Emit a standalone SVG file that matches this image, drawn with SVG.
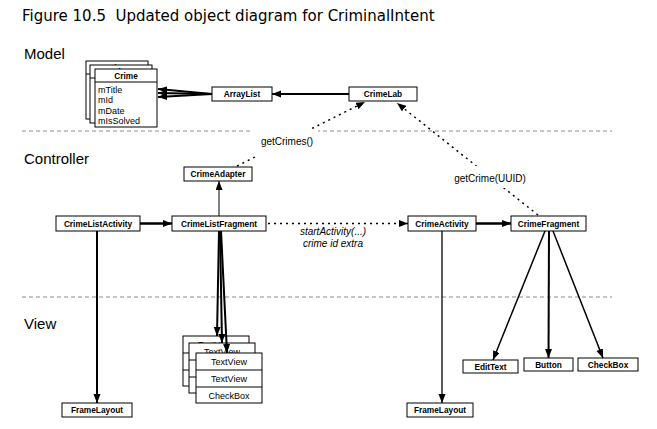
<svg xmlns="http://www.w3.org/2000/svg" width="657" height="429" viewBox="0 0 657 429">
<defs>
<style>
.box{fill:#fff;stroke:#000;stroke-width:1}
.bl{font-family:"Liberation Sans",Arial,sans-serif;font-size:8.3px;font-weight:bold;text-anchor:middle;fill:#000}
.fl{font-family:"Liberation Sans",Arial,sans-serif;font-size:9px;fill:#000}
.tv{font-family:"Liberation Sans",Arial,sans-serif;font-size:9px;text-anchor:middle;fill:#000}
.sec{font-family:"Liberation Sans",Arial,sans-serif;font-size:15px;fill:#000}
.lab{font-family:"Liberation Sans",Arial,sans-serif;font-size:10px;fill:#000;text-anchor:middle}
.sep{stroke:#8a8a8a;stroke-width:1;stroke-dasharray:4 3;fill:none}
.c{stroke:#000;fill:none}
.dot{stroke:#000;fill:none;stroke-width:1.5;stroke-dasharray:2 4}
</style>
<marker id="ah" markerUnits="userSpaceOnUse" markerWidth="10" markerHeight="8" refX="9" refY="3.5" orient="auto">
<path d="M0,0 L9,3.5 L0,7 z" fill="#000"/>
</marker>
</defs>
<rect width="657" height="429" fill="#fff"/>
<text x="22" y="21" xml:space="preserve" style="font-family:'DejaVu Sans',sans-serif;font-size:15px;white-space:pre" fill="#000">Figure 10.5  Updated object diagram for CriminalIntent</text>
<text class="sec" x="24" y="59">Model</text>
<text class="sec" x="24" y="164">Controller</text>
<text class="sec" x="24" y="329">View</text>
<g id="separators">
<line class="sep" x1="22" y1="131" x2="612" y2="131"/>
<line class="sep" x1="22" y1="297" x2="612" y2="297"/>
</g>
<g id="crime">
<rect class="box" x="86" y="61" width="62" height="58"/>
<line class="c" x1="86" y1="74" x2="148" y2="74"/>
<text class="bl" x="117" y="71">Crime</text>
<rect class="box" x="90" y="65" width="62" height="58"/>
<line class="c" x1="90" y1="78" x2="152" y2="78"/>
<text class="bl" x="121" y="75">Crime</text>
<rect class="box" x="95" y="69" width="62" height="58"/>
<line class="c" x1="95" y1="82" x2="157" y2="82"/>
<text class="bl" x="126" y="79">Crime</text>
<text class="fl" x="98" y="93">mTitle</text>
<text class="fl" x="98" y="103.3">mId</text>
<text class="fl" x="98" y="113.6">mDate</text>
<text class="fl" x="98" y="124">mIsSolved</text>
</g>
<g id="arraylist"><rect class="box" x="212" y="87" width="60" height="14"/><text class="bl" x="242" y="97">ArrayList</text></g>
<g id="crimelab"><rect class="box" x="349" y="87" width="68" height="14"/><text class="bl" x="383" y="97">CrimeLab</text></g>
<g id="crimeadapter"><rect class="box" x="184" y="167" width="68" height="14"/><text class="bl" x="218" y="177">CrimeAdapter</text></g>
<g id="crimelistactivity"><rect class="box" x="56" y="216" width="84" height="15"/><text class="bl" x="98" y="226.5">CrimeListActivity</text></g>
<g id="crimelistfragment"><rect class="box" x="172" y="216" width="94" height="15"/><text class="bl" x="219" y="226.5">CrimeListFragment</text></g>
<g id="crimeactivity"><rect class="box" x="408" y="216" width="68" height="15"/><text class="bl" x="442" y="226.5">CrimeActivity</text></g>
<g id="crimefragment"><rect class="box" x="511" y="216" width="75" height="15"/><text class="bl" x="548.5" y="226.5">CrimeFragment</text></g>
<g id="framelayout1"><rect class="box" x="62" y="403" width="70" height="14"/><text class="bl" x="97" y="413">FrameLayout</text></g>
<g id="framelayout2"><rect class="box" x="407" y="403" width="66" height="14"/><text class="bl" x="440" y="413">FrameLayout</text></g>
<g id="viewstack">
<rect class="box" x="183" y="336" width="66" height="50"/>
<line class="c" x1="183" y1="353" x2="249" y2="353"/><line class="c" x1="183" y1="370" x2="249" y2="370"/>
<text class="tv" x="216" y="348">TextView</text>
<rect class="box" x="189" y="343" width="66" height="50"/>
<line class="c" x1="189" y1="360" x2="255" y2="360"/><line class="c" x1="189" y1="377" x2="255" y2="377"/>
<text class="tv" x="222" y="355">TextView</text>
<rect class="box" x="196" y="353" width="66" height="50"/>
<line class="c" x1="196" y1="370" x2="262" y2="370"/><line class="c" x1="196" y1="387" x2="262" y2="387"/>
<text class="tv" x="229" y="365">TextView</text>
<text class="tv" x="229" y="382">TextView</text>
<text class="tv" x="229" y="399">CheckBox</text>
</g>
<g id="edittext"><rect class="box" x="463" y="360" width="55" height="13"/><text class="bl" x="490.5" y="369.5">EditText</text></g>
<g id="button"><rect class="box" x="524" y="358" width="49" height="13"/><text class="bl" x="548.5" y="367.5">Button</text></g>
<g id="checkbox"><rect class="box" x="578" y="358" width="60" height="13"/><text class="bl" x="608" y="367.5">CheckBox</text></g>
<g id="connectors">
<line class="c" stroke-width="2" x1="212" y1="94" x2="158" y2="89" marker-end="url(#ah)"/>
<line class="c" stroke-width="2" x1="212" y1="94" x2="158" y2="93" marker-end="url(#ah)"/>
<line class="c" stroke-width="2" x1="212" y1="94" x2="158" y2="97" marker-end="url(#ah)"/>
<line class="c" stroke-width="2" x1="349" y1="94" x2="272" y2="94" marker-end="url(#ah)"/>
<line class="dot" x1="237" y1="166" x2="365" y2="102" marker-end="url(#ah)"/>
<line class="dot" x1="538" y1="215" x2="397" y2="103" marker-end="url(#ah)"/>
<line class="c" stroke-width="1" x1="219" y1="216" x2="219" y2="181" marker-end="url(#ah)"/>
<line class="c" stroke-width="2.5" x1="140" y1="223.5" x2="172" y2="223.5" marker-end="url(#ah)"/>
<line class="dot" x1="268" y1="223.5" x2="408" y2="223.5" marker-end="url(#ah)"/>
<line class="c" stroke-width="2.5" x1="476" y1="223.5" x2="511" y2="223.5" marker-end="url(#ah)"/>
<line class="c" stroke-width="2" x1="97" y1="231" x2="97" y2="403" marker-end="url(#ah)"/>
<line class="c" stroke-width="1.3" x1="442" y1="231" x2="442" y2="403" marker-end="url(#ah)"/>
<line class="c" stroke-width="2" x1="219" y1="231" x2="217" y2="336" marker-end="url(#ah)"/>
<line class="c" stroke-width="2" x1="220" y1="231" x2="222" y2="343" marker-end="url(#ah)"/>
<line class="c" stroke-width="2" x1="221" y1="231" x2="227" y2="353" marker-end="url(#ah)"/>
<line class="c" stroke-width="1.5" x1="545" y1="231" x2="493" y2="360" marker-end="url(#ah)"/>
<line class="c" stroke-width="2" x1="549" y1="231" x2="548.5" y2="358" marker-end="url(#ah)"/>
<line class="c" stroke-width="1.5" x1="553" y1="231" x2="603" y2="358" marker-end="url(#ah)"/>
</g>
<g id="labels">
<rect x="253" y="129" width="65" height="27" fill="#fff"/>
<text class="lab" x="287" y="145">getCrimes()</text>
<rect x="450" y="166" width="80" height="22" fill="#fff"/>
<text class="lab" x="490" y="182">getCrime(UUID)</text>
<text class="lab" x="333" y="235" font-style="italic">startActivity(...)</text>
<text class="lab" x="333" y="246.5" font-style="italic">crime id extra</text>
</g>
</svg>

□ □ □ □ □ □ □

- **Objective**: Give the data again exactly as written, with all pictures left out.

- **Expected output**:
Emit a standalone SVG file that matches this image, drawn with SVG.
<svg xmlns="http://www.w3.org/2000/svg" width="657" height="429" viewBox="0 0 657 429">
<defs>
<style>
.box{fill:#fff;stroke:#000;stroke-width:1}
.bl{font-family:"Liberation Sans",Arial,sans-serif;font-size:8.3px;font-weight:bold;text-anchor:middle;fill:#000}
.fl{font-family:"Liberation Sans",Arial,sans-serif;font-size:9px;fill:#000}
.tv{font-family:"Liberation Sans",Arial,sans-serif;font-size:9px;text-anchor:middle;fill:#000}
.sec{font-family:"Liberation Sans",Arial,sans-serif;font-size:15px;fill:#000}
.lab{font-family:"Liberation Sans",Arial,sans-serif;font-size:10px;fill:#000;text-anchor:middle}
.sep{stroke:#8a8a8a;stroke-width:1;stroke-dasharray:4 3;fill:none}
.c{stroke:#000;fill:none}
.dot{stroke:#000;fill:none;stroke-width:1.5;stroke-dasharray:2 4}
</style>
<marker id="ah" markerUnits="userSpaceOnUse" markerWidth="10" markerHeight="8" refX="9" refY="3.5" orient="auto">
<path d="M0,0 L9,3.5 L0,7 z" fill="#000"/>
</marker>
</defs>
<rect width="657" height="429" fill="#fff"/>
<text x="22" y="21" xml:space="preserve" style="font-family:'DejaVu Sans',sans-serif;font-size:15px;white-space:pre" fill="#000">Figure 10.5  Updated object diagram for CriminalIntent</text>
<text class="sec" x="24" y="59">Model</text>
<text class="sec" x="24" y="164">Controller</text>
<text class="sec" x="24" y="329">View</text>
<g id="separators">
<line class="sep" x1="22" y1="131" x2="612" y2="131"/>
<line class="sep" x1="22" y1="297" x2="612" y2="297"/>
</g>
<g id="crime">
<rect class="box" x="86" y="61" width="62" height="58"/>
<line class="c" x1="86" y1="74" x2="148" y2="74"/>
<text class="bl" x="117" y="71">Crime</text>
<rect class="box" x="90" y="65" width="62" height="58"/>
<line class="c" x1="90" y1="78" x2="152" y2="78"/>
<text class="bl" x="121" y="75">Crime</text>
<rect class="box" x="95" y="69" width="62" height="58"/>
<line class="c" x1="95" y1="82" x2="157" y2="82"/>
<text class="bl" x="126" y="79">Crime</text>
<text class="fl" x="98" y="93">mTitle</text>
<text class="fl" x="98" y="103.3">mId</text>
<text class="fl" x="98" y="113.6">mDate</text>
<text class="fl" x="98" y="124">mIsSolved</text>
</g>
<g id="arraylist"><rect class="box" x="212" y="87" width="60" height="14"/><text class="bl" x="242" y="97">ArrayList</text></g>
<g id="crimelab"><rect class="box" x="349" y="87" width="68" height="14"/><text class="bl" x="383" y="97">CrimeLab</text></g>
<g id="crimeadapter"><rect class="box" x="184" y="167" width="68" height="14"/><text class="bl" x="218" y="177">CrimeAdapter</text></g>
<g id="crimelistactivity"><rect class="box" x="56" y="216" width="84" height="15"/><text class="bl" x="98" y="226.5">CrimeListActivity</text></g>
<g id="crimelistfragment"><rect class="box" x="172" y="216" width="94" height="15"/><text class="bl" x="219" y="226.5">CrimeListFragment</text></g>
<g id="crimeactivity"><rect class="box" x="408" y="216" width="68" height="15"/><text class="bl" x="442" y="226.5">CrimeActivity</text></g>
<g id="crimefragment"><rect class="box" x="511" y="216" width="75" height="15"/><text class="bl" x="548.5" y="226.5">CrimeFragment</text></g>
<g id="framelayout1"><rect class="box" x="62" y="403" width="70" height="14"/><text class="bl" x="97" y="413">FrameLayout</text></g>
<g id="framelayout2"><rect class="box" x="407" y="403" width="66" height="14"/><text class="bl" x="440" y="413">FrameLayout</text></g>
<g id="viewstack">
<rect class="box" x="183" y="336" width="66" height="50"/>
<line class="c" x1="183" y1="353" x2="249" y2="353"/><line class="c" x1="183" y1="370" x2="249" y2="370"/>
<text class="tv" x="216" y="348">TextView</text>
<rect class="box" x="189" y="343" width="66" height="50"/>
<line class="c" x1="189" y1="360" x2="255" y2="360"/><line class="c" x1="189" y1="377" x2="255" y2="377"/>
<text class="tv" x="222" y="355">TextView</text>
<rect class="box" x="196" y="353" width="66" height="50"/>
<line class="c" x1="196" y1="370" x2="262" y2="370"/><line class="c" x1="196" y1="387" x2="262" y2="387"/>
<text class="tv" x="229" y="365">TextView</text>
<text class="tv" x="229" y="382">TextView</text>
<text class="tv" x="229" y="399">CheckBox</text>
</g>
<g id="edittext"><rect class="box" x="463" y="360" width="55" height="13"/><text class="bl" x="490.5" y="369.5">EditText</text></g>
<g id="button"><rect class="box" x="524" y="358" width="49" height="13"/><text class="bl" x="548.5" y="367.5">Button</text></g>
<g id="checkbox"><rect class="box" x="578" y="358" width="60" height="13"/><text class="bl" x="608" y="367.5">CheckBox</text></g>
<g id="connectors">
<line class="c" stroke-width="2" x1="212" y1="94" x2="158" y2="89" marker-end="url(#ah)"/>
<line class="c" stroke-width="2" x1="212" y1="94" x2="158" y2="93" marker-end="url(#ah)"/>
<line class="c" stroke-width="2" x1="212" y1="94" x2="158" y2="97" marker-end="url(#ah)"/>
<line class="c" stroke-width="2" x1="349" y1="94" x2="272" y2="94" marker-end="url(#ah)"/>
<line class="dot" x1="237" y1="166" x2="365" y2="102" marker-end="url(#ah)"/>
<line class="dot" x1="538" y1="215" x2="397" y2="103" marker-end="url(#ah)"/>
<line class="c" stroke-width="1" x1="219" y1="216" x2="219" y2="181" marker-end="url(#ah)"/>
<line class="c" stroke-width="2.5" x1="140" y1="223.5" x2="172" y2="223.5" marker-end="url(#ah)"/>
<line class="dot" x1="268" y1="223.5" x2="408" y2="223.5" marker-end="url(#ah)"/>
<line class="c" stroke-width="2.5" x1="476" y1="223.5" x2="511" y2="223.5" marker-end="url(#ah)"/>
<line class="c" stroke-width="2" x1="97" y1="231" x2="97" y2="403" marker-end="url(#ah)"/>
<line class="c" stroke-width="1.3" x1="442" y1="231" x2="442" y2="403" marker-end="url(#ah)"/>
<line class="c" stroke-width="2" x1="219" y1="231" x2="217" y2="336" marker-end="url(#ah)"/>
<line class="c" stroke-width="2" x1="220" y1="231" x2="222" y2="343" marker-end="url(#ah)"/>
<line class="c" stroke-width="2" x1="221" y1="231" x2="227" y2="353" marker-end="url(#ah)"/>
<line class="c" stroke-width="1.5" x1="545" y1="231" x2="493" y2="360" marker-end="url(#ah)"/>
<line class="c" stroke-width="2" x1="549" y1="231" x2="548.5" y2="358" marker-end="url(#ah)"/>
<line class="c" stroke-width="1.5" x1="553" y1="231" x2="603" y2="358" marker-end="url(#ah)"/>
</g>
<g id="labels">
<rect x="253" y="129" width="65" height="27" fill="#fff"/>
<text class="lab" x="287" y="145">getCrimes()</text>
<rect x="450" y="166" width="80" height="22" fill="#fff"/>
<text class="lab" x="490" y="182">getCrime(UUID)</text>
<text class="lab" x="333" y="235" font-style="italic">startActivity(...)</text>
<text class="lab" x="333" y="246.5" font-style="italic">crime id extra</text>
</g>
</svg>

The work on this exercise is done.